The Federal Budget is less than a month from being announced, however it is becoming apparent the policy direction of the Turnbull government is moving towards granting tax concessions to business at the expense of time-honoured employee tax deduction rights.
2016 has already witnessed unruly speculation over broadening the base and/or rate of the GST; changes to the negative gearing rules; changes to the taxation of superannuation; and last week, a proposal to allow the States to levy income tax on their residents.
However, my prediction is for the Budget to place caps on the amount of deductions employees will be able to claim on their tax returns for items such as work-related travel and other deductions in order to pay for a company tax cut of 1.5% for large businesses. And there will probably be changes to negative gearing and the taxation of superannuation.
Most of these changes originate from the 2009 Henry Review, which conducted a thorough examination of Australia’s tax and transfer systems. Unfortunately, for political reasons, the Review has been cherry-picked by successive governments to plug what now appears to be a growing structural budget deficit.
Artists are typically self-employed – but does this mean they are really in business?
There is no statutory test to determine this question. The courts determine the existence of business on the facts of each case using a number of criteria such as profit motive, scale of activity, repetition, permanence of character, continuity and systems.

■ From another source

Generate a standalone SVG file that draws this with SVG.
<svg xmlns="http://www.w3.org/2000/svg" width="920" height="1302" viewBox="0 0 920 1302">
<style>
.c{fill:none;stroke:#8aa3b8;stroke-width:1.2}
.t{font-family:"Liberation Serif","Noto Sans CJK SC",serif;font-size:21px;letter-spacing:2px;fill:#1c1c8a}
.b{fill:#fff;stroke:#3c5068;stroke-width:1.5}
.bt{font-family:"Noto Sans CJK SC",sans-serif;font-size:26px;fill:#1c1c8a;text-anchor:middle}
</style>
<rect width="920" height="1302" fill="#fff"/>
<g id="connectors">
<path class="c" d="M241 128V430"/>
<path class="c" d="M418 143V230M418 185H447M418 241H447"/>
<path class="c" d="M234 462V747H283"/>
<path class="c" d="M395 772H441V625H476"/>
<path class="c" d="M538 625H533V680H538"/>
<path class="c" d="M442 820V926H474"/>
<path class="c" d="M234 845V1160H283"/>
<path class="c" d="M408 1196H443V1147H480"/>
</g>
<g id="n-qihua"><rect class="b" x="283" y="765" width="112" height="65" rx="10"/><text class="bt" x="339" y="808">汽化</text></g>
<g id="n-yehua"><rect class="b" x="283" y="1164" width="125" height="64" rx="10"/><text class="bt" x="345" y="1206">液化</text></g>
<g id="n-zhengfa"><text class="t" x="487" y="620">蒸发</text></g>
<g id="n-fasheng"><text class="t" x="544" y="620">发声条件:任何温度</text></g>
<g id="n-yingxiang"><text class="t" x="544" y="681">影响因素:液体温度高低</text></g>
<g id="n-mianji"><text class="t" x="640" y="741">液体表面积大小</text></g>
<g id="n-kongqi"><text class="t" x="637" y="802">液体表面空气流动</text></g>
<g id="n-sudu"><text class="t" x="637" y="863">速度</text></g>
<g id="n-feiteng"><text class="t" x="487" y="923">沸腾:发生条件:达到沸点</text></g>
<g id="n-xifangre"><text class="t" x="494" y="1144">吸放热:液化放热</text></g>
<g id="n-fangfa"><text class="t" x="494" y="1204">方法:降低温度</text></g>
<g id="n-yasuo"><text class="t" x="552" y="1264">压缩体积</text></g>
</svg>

However, even if artists meet these criteria, they are not always able to control the method of payment for their services. Musicians touring overseas may be required to be put on the payroll of the production company rather than produce invoices through their ABN. From a tax perspective, their deductions will then be assessed differently because they are an employee instead of being in business. Should the amount of their deductions be capped at say $5,000 per year, the loss of tax concessions could be material.

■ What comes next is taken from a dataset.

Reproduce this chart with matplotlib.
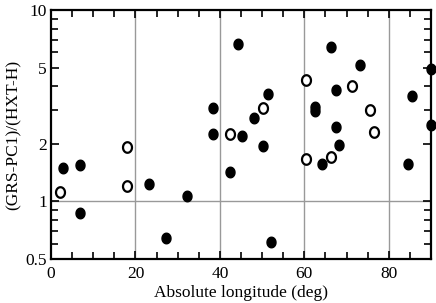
import matplotlib.pyplot as plt
import matplotlib.path as mpath
import matplotlib.ticker as mticker
import numpy as np

plt.rcParams['font.family'] = ['Liberation Serif', 'DejaVu Serif']

# filled points
lon_fill = [2.9, 6.9, 6.9, 23.1, 27.2, 32.1, 38.3, 38.3, 42.4, 44.3, 45.2, 48.1,
            50.2, 51.4, 52.1, 62.6, 62.6, 64.3, 66.4, 67.4, 67.4, 68.3, 73.3,
            84.5, 85.5, 90.0, 90.0]
ratio_fill = [1.49, 1.55, 0.87, 1.23, 0.64, 1.07, 3.07, 2.25, 1.42, 6.64, 2.20, 2.73,
              1.95, 3.64, 0.61, 3.10, 2.95, 1.57, 6.41, 3.82, 2.45, 1.97, 5.16,
              1.57, 3.55, 4.92, 2.51]
# open points
lon_open = [2.1, 18.1, 18.1, 42.4, 50.2, 60.5, 60.5, 66.4, 71.4, 75.5, 76.4]
ratio_open = [1.12, 1.20, 1.92, 2.25, 3.07, 4.31, 1.67, 1.71, 4.00, 3.00, 2.30]

# tall ellipse marker
t = np.linspace(0, 2*np.pi, 60)
ell = mpath.Path(np.column_stack([0.85*np.cos(t), np.sin(t)]), closed=True)

fig = plt.figure(figsize=(4.36, 3.03), dpi=100)
ax = fig.add_axes([51/436, 1-259/303, 380/436, 249/303])

ax.set_yscale('log')
ax.set_xlim(0, 90)
ax.set_ylim(0.5, 10)

for gx in [20, 40, 60, 80]:
    ax.axvline(gx, color='#999999', lw=1, zorder=1)
ax.axhline(1, color='#999999', lw=1, zorder=1)

ax.plot(lon_fill, ratio_fill, ls='none', marker=ell, ms=7.6, mfc='black', mec='black',
        clip_on=False, zorder=3)
ax.plot(lon_open, ratio_open, ls='none', marker=ell, ms=7.6, mfc='white', mec='black',
        mew=1.6, clip_on=False, zorder=3)

ax.xaxis.set_major_locator(mticker.MultipleLocator(20))
ax.xaxis.set_minor_locator(mticker.MultipleLocator(5))
ax.yaxis.set_major_locator(mticker.FixedLocator([0.5, 1, 2, 5, 10]))
ax.yaxis.set_minor_locator(mticker.FixedLocator([0.6, 0.7, 0.8, 0.9, 3, 4, 6, 7, 8, 9]))
ax.yaxis.set_major_formatter(mticker.FixedFormatter(['0.5', '1', '2', '5', '10']))
ax.yaxis.set_minor_formatter(mticker.NullFormatter())

ax.tick_params(which='both', direction='in', top=True, right=True, width=1.2,
               labelsize=12.5, colors='black', pad=3)
ax.tick_params(axis='x', which='major', pad=5)
ax.tick_params(which='major', length=6)
ax.tick_params(which='minor', length=5)
for s in ax.spines.values():
    s.set_linewidth(1.6)

ax.set_xlabel('Absolute longitude (deg)', fontsize=12.5, labelpad=2)
ax.set_ylabel('(GRS-PC1)/(HXT-H)', fontsize=12.5, labelpad=3)

fig.savefig('out.png', dpi=100)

Then there are the non-commercial loss rules that prevent artists in ongoing paid employment, such as teachers, from deducting losses from their exhibiting practices, should their PAYG employment income exceed $40,000. The ability to nominate deductions as work-related rather than non-deductible business outgoings will be curtailed if their employee deductions are to be capped.
Artists should look at the legal structures they use to carry out their activities should tax concessions be taken away. For example, it may be better to invoice clients through a company or a family trust. There are also finance implications because many artists receive business income into their personal accounts, so that banks will not assess credit applications for their practices. The result is an increased cost to the artist to reach new audiences, typically by using credit cards with very high interest rates.
Finally, it should be noted that still no decision has been made on continuing or abolishing the resale royalty scheme despite the review being completed almost three years ago. My last prediction for this year’s Federal Budget is for no further allocation of funds to allow the scheme to survive. Note that royalty income is not business income.